**WRITTEN REQUEST**
Your task is to give the listing below back word for word, pictures excluded.

----------

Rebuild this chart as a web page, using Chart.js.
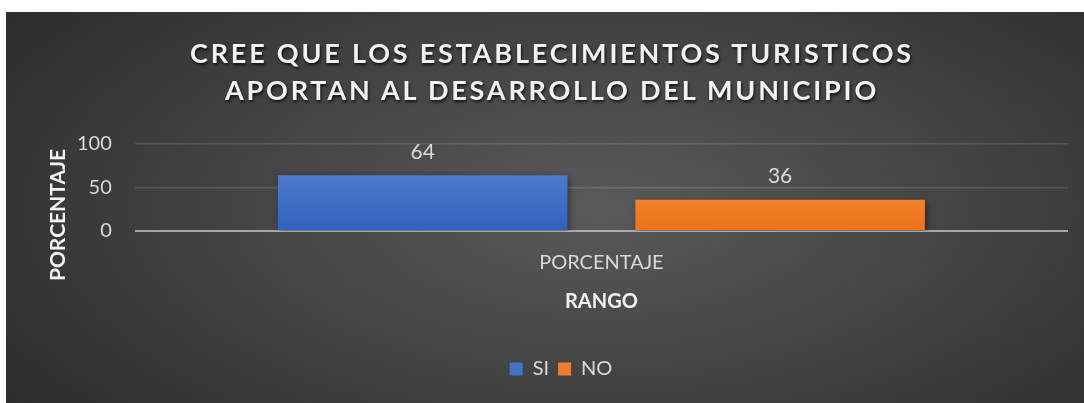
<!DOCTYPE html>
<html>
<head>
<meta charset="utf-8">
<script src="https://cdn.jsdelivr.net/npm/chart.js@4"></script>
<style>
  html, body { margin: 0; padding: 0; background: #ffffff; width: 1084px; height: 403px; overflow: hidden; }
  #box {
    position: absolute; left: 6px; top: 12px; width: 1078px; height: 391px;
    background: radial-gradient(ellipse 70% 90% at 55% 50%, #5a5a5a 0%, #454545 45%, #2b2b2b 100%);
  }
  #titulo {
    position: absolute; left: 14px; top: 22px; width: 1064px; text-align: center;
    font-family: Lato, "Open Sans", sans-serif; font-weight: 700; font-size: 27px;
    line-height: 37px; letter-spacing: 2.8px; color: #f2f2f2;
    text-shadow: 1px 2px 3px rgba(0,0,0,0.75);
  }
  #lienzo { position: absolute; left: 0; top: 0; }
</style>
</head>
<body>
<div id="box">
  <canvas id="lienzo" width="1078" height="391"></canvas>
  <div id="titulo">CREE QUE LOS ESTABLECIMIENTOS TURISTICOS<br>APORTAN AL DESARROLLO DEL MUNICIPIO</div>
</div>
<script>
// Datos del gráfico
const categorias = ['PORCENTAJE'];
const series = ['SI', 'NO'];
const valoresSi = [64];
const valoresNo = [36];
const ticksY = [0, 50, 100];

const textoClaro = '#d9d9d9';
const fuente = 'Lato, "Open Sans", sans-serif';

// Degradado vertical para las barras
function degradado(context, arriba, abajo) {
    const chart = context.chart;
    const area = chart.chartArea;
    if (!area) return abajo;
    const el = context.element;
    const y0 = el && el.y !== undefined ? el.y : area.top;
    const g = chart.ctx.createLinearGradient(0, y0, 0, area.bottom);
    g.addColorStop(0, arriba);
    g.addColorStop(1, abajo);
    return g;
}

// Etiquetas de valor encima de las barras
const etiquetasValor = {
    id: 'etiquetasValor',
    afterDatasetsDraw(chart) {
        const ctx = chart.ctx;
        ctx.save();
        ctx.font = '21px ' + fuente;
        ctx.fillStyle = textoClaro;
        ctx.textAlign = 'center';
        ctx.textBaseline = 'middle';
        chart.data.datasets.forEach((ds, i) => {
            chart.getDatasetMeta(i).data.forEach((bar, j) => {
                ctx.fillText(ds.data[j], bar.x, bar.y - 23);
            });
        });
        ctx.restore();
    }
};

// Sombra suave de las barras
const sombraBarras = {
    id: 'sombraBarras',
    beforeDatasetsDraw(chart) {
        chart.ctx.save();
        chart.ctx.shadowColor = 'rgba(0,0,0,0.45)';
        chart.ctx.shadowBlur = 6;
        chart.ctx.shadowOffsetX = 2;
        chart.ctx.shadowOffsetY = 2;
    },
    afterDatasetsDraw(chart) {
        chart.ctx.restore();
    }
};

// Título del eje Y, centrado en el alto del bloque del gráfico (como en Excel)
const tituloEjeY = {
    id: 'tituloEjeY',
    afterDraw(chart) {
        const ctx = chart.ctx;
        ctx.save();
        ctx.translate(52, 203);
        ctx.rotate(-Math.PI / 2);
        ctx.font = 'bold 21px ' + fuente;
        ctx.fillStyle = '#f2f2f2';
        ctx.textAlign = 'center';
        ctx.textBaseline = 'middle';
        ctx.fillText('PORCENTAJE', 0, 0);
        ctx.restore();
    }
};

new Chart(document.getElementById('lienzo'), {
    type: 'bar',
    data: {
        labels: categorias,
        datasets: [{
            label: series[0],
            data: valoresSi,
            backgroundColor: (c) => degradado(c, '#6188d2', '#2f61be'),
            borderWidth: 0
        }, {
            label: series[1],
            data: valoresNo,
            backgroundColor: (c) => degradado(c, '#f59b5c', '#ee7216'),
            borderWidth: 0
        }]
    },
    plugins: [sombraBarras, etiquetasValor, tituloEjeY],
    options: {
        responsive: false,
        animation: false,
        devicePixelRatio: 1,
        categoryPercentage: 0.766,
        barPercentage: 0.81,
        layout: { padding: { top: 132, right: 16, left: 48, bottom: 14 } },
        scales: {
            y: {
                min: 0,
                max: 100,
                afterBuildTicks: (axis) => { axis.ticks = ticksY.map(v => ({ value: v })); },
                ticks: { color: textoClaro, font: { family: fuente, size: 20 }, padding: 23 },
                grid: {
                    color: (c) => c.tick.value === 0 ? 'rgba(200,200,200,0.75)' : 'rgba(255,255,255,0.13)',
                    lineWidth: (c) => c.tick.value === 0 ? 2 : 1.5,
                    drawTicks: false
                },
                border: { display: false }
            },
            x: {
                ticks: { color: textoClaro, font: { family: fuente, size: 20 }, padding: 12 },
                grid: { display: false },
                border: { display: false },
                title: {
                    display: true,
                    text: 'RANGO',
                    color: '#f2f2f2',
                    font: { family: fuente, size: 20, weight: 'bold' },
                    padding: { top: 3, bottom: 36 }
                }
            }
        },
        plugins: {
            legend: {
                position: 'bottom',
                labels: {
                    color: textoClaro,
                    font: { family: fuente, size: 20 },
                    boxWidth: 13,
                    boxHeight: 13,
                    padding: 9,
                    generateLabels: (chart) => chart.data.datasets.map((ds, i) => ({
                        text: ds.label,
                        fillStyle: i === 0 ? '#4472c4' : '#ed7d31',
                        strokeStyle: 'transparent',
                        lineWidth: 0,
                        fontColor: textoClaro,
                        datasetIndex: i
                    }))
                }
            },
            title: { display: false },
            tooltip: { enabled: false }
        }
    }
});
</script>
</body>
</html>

----------

**CORRECT RESPONSE**
Rebuild this chart as a web page, using Chart.js.
<!DOCTYPE html>
<html>
<head>
<meta charset="utf-8">
<script src="https://cdn.jsdelivr.net/npm/chart.js@4"></script>
<style>
  html, body { margin: 0; padding: 0; background: #ffffff; width: 1084px; height: 403px; overflow: hidden; }
  #box {
    position: absolute; left: 6px; top: 12px; width: 1078px; height: 391px;
    background: radial-gradient(ellipse 70% 90% at 55% 50%, #5a5a5a 0%, #454545 45%, #2b2b2b 100%);
  }
  #titulo {
    position: absolute; left: 14px; top: 22px; width: 1064px; text-align: center;
    font-family: Lato, "Open Sans", sans-serif; font-weight: 700; font-size: 27px;
    line-height: 37px; letter-spacing: 2.8px; color: #f2f2f2;
    text-shadow: 1px 2px 3px rgba(0,0,0,0.75);
  }
  #lienzo { position: absolute; left: 0; top: 0; }
</style>
</head>
<body>
<div id="box">
  <canvas id="lienzo" width="1078" height="391"></canvas>
  <div id="titulo">CREE QUE LOS ESTABLECIMIENTOS TURISTICOS<br>APORTAN AL DESARROLLO DEL MUNICIPIO</div>
</div>
<script>
// Datos del gráfico
const categorias = ['PORCENTAJE'];
const series = ['SI', 'NO'];
const valoresSi = [64];
const valoresNo = [36];
const ticksY = [0, 50, 100];

const textoClaro = '#d9d9d9';
const fuente = 'Lato, "Open Sans", sans-serif';

// Degradado vertical para las barras
function degradado(context, arriba, abajo) {
    const chart = context.chart;
    const area = chart.chartArea;
    if (!area) return abajo;
    const el = context.element;
    const y0 = el && el.y !== undefined ? el.y : area.top;
    const g = chart.ctx.createLinearGradient(0, y0, 0, area.bottom);
    g.addColorStop(0, arriba);
    g.addColorStop(1, abajo);
    return g;
}

// Etiquetas de valor encima de las barras
const etiquetasValor = {
    id: 'etiquetasValor',
    afterDatasetsDraw(chart) {
        const ctx = chart.ctx;
        ctx.save();
        ctx.font = '21px ' + fuente;
        ctx.fillStyle = textoClaro;
        ctx.textAlign = 'center';
        ctx.textBaseline = 'middle';
        chart.data.datasets.forEach((ds, i) => {
            chart.getDatasetMeta(i).data.forEach((bar, j) => {
                ctx.fillText(ds.data[j], bar.x, bar.y - 23);
            });
        });
        ctx.restore();
    }
};

// Sombra suave de las barras
const sombraBarras = {
    id: 'sombraBarras',
    beforeDatasetsDraw(chart) {
        chart.ctx.save();
        chart.ctx.shadowColor = 'rgba(0,0,0,0.45)';
        chart.ctx.shadowBlur = 6;
        chart.ctx.shadowOffsetX = 2;
        chart.ctx.shadowOffsetY = 2;
    },
    afterDatasetsDraw(chart) {
        chart.ctx.restore();
    }
};

// Título del eje Y, centrado en el alto del bloque del gráfico (como en Excel)
const tituloEjeY = {
    id: 'tituloEjeY',
    afterDraw(chart) {
        const ctx = chart.ctx;
        ctx.save();
        ctx.translate(52, 203);
        ctx.rotate(-Math.PI / 2);
        ctx.font = 'bold 21px ' + fuente;
        ctx.fillStyle = '#f2f2f2';
        ctx.textAlign = 'center';
        ctx.textBaseline = 'middle';
        ctx.fillText('PORCENTAJE', 0, 0);
        ctx.restore();
    }
};

new Chart(document.getElementById('lienzo'), {
    type: 'bar',
    data: {
        labels: categorias,
        datasets: [{
            label: series[0],
            data: valoresSi,
            backgroundColor: (c) => degradado(c, '#6188d2', '#2f61be'),
            borderWidth: 0
        }, {
            label: series[1],
            data: valoresNo,
            backgroundColor: (c) => degradado(c, '#f59b5c', '#ee7216'),
            borderWidth: 0
        }]
    },
    plugins: [sombraBarras, etiquetasValor, tituloEjeY],
    options: {
        responsive: false,
        animation: false,
        devicePixelRatio: 1,
        categoryPercentage: 0.766,
        barPercentage: 0.81,
        layout: { padding: { top: 132, right: 16, left: 48, bottom: 14 } },
        scales: {
            y: {
                min: 0,
                max: 100,
                afterBuildTicks: (axis) => { axis.ticks = ticksY.map(v => ({ value: v })); },
                ticks: { color: textoClaro, font: { family: fuente, size: 20 }, padding: 23 },
                grid: {
                    color: (c) => c.tick.value === 0 ? 'rgba(200,200,200,0.75)' : 'rgba(255,255,255,0.13)',
                    lineWidth: (c) => c.tick.value === 0 ? 2 : 1.5,
                    drawTicks: false
                },
                border: { display: false }
            },
            x: {
                ticks: { color: textoClaro, font: { family: fuente, size: 20 }, padding: 12 },
                grid: { display: false },
                border: { display: false },
                title: {
                    display: true,
                    text: 'RANGO',
                    color: '#f2f2f2',
                    font: { family: fuente, size: 20, weight: 'bold' },
                    padding: { top: 3, bottom: 36 }
                }
            }
        },
        plugins: {
            legend: {
                position: 'bottom',
                labels: {
                    color: textoClaro,
                    font: { family: fuente, size: 20 },
                    boxWidth: 13,
                    boxHeight: 13,
                    padding: 9,
                    generateLabels: (chart) => chart.data.datasets.map((ds, i) => ({
                        text: ds.label,
                        fillStyle: i === 0 ? '#4472c4' : '#ed7d31',
                        strokeStyle: 'transparent',
                        lineWidth: 0,
                        fontColor: textoClaro,
                        datasetIndex: i
                    }))
                }
            },
            title: { display: false },
            tooltip: { enabled: false }
        }
    }
});
</script>
</body>
</html>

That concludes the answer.